> [STATED TASK]: Extract each line of the material that follows exactly and omit its pictures.

> [EXERCISE INPUT]:
-- Begin --

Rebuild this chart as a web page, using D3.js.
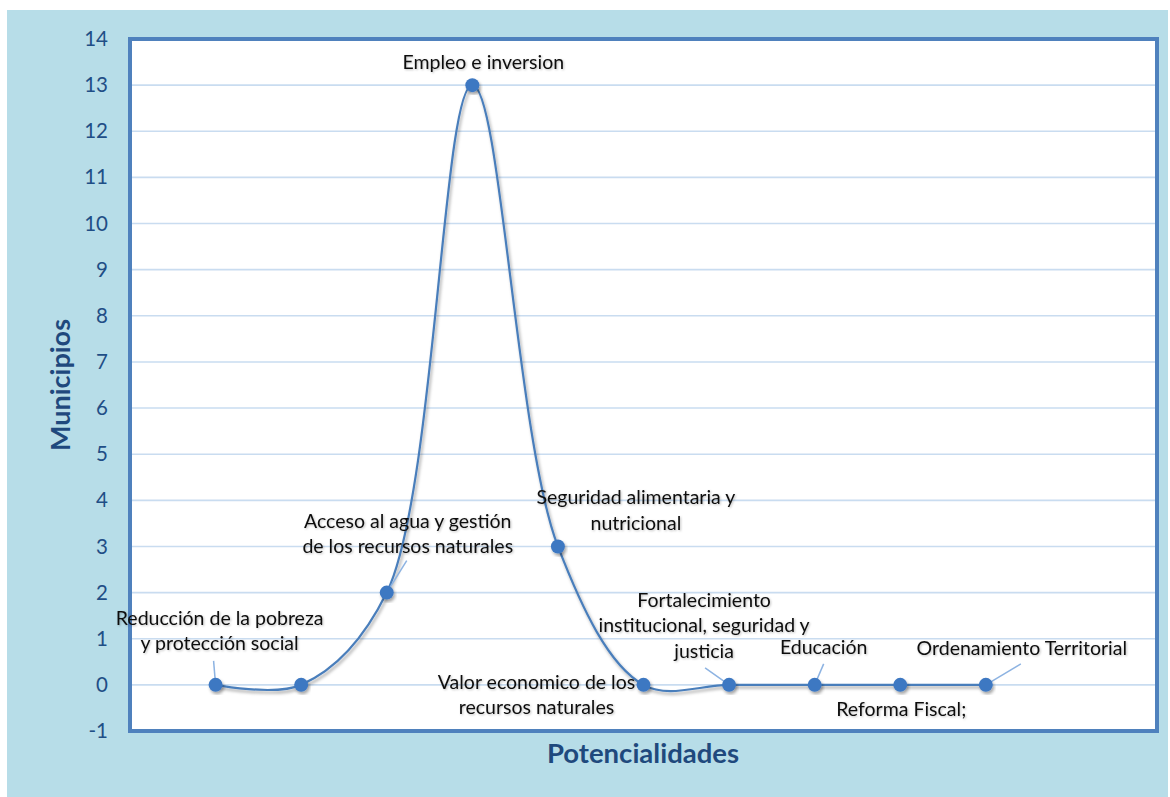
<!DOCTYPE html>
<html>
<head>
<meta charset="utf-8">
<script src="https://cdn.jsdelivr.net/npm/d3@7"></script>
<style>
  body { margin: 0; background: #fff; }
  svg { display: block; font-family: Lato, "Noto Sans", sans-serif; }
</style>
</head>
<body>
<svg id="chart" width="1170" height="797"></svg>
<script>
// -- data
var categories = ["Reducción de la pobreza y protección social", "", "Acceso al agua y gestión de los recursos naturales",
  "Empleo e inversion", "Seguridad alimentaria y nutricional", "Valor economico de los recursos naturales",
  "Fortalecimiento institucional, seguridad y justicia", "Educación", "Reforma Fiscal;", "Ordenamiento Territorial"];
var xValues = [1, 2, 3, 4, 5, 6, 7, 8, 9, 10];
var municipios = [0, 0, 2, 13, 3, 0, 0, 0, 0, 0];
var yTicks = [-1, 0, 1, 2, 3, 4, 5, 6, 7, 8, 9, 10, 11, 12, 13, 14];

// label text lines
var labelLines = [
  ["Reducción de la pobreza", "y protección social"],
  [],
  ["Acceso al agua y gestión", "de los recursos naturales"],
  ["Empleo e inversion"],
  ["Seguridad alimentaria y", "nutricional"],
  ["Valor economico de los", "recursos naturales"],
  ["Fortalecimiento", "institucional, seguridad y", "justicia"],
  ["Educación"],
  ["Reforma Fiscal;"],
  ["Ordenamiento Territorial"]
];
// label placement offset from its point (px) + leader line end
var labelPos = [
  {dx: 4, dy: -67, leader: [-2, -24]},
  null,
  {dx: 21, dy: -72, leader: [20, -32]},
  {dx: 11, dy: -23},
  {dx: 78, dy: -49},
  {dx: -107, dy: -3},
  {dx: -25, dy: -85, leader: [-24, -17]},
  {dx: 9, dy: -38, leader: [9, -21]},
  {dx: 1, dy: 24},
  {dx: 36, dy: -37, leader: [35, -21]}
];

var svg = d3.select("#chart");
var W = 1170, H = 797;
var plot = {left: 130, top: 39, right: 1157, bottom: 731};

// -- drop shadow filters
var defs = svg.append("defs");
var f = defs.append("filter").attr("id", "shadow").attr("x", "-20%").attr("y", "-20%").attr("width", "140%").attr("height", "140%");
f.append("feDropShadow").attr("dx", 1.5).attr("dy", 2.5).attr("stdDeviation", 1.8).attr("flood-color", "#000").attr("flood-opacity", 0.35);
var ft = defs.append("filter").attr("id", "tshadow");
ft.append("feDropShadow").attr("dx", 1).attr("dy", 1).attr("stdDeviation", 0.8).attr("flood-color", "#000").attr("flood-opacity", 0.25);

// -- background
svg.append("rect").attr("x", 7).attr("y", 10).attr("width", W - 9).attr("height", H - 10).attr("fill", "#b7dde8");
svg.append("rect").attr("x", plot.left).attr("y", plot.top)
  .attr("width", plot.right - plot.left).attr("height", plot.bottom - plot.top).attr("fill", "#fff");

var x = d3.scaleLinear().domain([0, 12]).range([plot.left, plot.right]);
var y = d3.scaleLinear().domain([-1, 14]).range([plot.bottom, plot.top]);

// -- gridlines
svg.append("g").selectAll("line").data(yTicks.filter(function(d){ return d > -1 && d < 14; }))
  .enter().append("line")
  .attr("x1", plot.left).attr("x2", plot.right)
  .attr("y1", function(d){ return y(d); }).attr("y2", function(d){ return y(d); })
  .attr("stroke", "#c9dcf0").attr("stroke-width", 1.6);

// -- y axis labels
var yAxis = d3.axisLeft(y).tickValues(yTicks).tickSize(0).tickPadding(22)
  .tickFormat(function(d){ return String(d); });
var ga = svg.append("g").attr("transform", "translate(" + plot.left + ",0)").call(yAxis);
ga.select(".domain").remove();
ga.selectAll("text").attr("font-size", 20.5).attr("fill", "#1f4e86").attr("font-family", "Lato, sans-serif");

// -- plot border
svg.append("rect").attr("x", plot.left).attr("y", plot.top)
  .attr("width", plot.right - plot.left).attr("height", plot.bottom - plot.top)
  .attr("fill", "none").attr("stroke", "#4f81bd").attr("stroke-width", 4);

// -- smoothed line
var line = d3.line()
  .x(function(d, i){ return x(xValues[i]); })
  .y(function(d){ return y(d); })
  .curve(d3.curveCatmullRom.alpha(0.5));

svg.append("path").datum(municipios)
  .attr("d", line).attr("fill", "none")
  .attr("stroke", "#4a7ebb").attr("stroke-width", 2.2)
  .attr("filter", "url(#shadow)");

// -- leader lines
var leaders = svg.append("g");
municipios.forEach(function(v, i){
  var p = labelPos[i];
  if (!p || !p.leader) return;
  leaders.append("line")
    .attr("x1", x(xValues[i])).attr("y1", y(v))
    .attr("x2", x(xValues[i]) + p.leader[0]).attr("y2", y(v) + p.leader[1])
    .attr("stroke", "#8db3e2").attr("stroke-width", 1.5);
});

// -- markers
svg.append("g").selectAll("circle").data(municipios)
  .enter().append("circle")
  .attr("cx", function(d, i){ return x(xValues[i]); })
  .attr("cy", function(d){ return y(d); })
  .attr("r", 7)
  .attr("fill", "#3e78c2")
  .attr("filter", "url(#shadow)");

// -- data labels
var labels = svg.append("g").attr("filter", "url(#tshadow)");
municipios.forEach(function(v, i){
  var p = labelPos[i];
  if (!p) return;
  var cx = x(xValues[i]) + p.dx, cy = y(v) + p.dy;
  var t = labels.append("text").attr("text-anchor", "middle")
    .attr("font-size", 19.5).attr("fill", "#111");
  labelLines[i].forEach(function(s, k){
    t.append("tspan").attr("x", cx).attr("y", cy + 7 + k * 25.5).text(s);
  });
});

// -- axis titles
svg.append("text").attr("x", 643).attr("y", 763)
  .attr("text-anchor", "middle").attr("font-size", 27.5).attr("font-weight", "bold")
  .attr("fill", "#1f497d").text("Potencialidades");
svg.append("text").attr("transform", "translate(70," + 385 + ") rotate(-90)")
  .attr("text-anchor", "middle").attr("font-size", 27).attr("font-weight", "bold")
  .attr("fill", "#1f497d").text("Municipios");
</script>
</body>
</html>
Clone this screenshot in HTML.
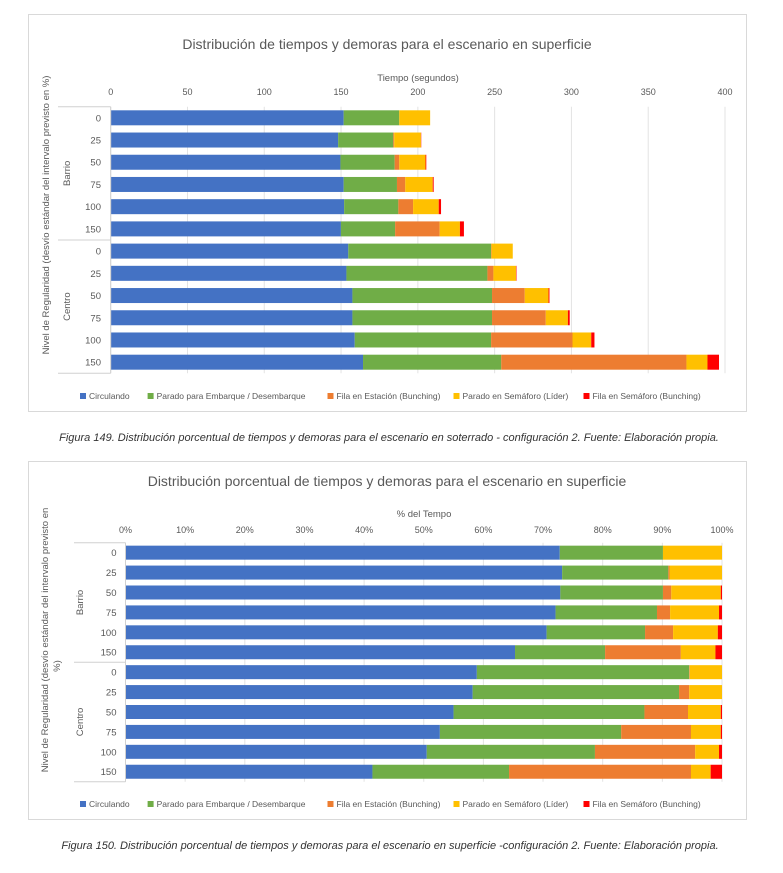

-- End --

> [FINISHED ANSWER]:
Rebuild this chart as a web page, using D3.js.
<!DOCTYPE html>
<html>
<head>
<meta charset="utf-8">
<script src="https://cdn.jsdelivr.net/npm/d3@7"></script>
<style>
  body { margin: 0; background: #fff; }
  svg { display: block; font-family: Lato, "Noto Sans", sans-serif; }
</style>
</head>
<body>
<svg id="chart" width="1170" height="797"></svg>
<script>
// -- data
var categories = ["Reducción de la pobreza y protección social", "", "Acceso al agua y gestión de los recursos naturales",
  "Empleo e inversion", "Seguridad alimentaria y nutricional", "Valor economico de los recursos naturales",
  "Fortalecimiento institucional, seguridad y justicia", "Educación", "Reforma Fiscal;", "Ordenamiento Territorial"];
var xValues = [1, 2, 3, 4, 5, 6, 7, 8, 9, 10];
var municipios = [0, 0, 2, 13, 3, 0, 0, 0, 0, 0];
var yTicks = [-1, 0, 1, 2, 3, 4, 5, 6, 7, 8, 9, 10, 11, 12, 13, 14];

// label text lines
var labelLines = [
  ["Reducción de la pobreza", "y protección social"],
  [],
  ["Acceso al agua y gestión", "de los recursos naturales"],
  ["Empleo e inversion"],
  ["Seguridad alimentaria y", "nutricional"],
  ["Valor economico de los", "recursos naturales"],
  ["Fortalecimiento", "institucional, seguridad y", "justicia"],
  ["Educación"],
  ["Reforma Fiscal;"],
  ["Ordenamiento Territorial"]
];
// label placement offset from its point (px) + leader line end
var labelPos = [
  {dx: 4, dy: -67, leader: [-2, -24]},
  null,
  {dx: 21, dy: -72, leader: [20, -32]},
  {dx: 11, dy: -23},
  {dx: 78, dy: -49},
  {dx: -107, dy: -3},
  {dx: -25, dy: -85, leader: [-24, -17]},
  {dx: 9, dy: -38, leader: [9, -21]},
  {dx: 1, dy: 24},
  {dx: 36, dy: -37, leader: [35, -21]}
];

var svg = d3.select("#chart");
var W = 1170, H = 797;
var plot = {left: 130, top: 39, right: 1157, bottom: 731};

// -- drop shadow filters
var defs = svg.append("defs");
var f = defs.append("filter").attr("id", "shadow").attr("x", "-20%").attr("y", "-20%").attr("width", "140%").attr("height", "140%");
f.append("feDropShadow").attr("dx", 1.5).attr("dy", 2.5).attr("stdDeviation", 1.8).attr("flood-color", "#000").attr("flood-opacity", 0.35);
var ft = defs.append("filter").attr("id", "tshadow");
ft.append("feDropShadow").attr("dx", 1).attr("dy", 1).attr("stdDeviation", 0.8).attr("flood-color", "#000").attr("flood-opacity", 0.25);

// -- background
svg.append("rect").attr("x", 7).attr("y", 10).attr("width", W - 9).attr("height", H - 10).attr("fill", "#b7dde8");
svg.append("rect").attr("x", plot.left).attr("y", plot.top)
  .attr("width", plot.right - plot.left).attr("height", plot.bottom - plot.top).attr("fill", "#fff");

var x = d3.scaleLinear().domain([0, 12]).range([plot.left, plot.right]);
var y = d3.scaleLinear().domain([-1, 14]).range([plot.bottom, plot.top]);

// -- gridlines
svg.append("g").selectAll("line").data(yTicks.filter(function(d){ return d > -1 && d < 14; }))
  .enter().append("line")
  .attr("x1", plot.left).attr("x2", plot.right)
  .attr("y1", function(d){ return y(d); }).attr("y2", function(d){ return y(d); })
  .attr("stroke", "#c9dcf0").attr("stroke-width", 1.6);

// -- y axis labels
var yAxis = d3.axisLeft(y).tickValues(yTicks).tickSize(0).tickPadding(22)
  .tickFormat(function(d){ return String(d); });
var ga = svg.append("g").attr("transform", "translate(" + plot.left + ",0)").call(yAxis);
ga.select(".domain").remove();
ga.selectAll("text").attr("font-size", 20.5).attr("fill", "#1f4e86").attr("font-family", "Lato, sans-serif");

// -- plot border
svg.append("rect").attr("x", plot.left).attr("y", plot.top)
  .attr("width", plot.right - plot.left).attr("height", plot.bottom - plot.top)
  .attr("fill", "none").attr("stroke", "#4f81bd").attr("stroke-width", 4);

// -- smoothed line
var line = d3.line()
  .x(function(d, i){ return x(xValues[i]); })
  .y(function(d){ return y(d); })
  .curve(d3.curveCatmullRom.alpha(0.5));

svg.append("path").datum(municipios)
  .attr("d", line).attr("fill", "none")
  .attr("stroke", "#4a7ebb").attr("stroke-width", 2.2)
  .attr("filter", "url(#shadow)");

// -- leader lines
var leaders = svg.append("g");
municipios.forEach(function(v, i){
  var p = labelPos[i];
  if (!p || !p.leader) return;
  leaders.append("line")
    .attr("x1", x(xValues[i])).attr("y1", y(v))
    .attr("x2", x(xValues[i]) + p.leader[0]).attr("y2", y(v) + p.leader[1])
    .attr("stroke", "#8db3e2").attr("stroke-width", 1.5);
});

// -- markers
svg.append("g").selectAll("circle").data(municipios)
  .enter().append("circle")
  .attr("cx", function(d, i){ return x(xValues[i]); })
  .attr("cy", function(d){ return y(d); })
  .attr("r", 7)
  .attr("fill", "#3e78c2")
  .attr("filter", "url(#shadow)");

// -- data labels
var labels = svg.append("g").attr("filter", "url(#tshadow)");
municipios.forEach(function(v, i){
  var p = labelPos[i];
  if (!p) return;
  var cx = x(xValues[i]) + p.dx, cy = y(v) + p.dy;
  var t = labels.append("text").attr("text-anchor", "middle")
    .attr("font-size", 19.5).attr("fill", "#111");
  labelLines[i].forEach(function(s, k){
    t.append("tspan").attr("x", cx).attr("y", cy + 7 + k * 25.5).text(s);
  });
});

// -- axis titles
svg.append("text").attr("x", 643).attr("y", 763)
  .attr("text-anchor", "middle").attr("font-size", 27.5).attr("font-weight", "bold")
  .attr("fill", "#1f497d").text("Potencialidades");
svg.append("text").attr("transform", "translate(70," + 385 + ") rotate(-90)")
  .attr("text-anchor", "middle").attr("font-size", 27).attr("font-weight", "bold")
  .attr("fill", "#1f497d").text("Municipios");
</script>
</body>
</html>
Clone this screenshot in HTML.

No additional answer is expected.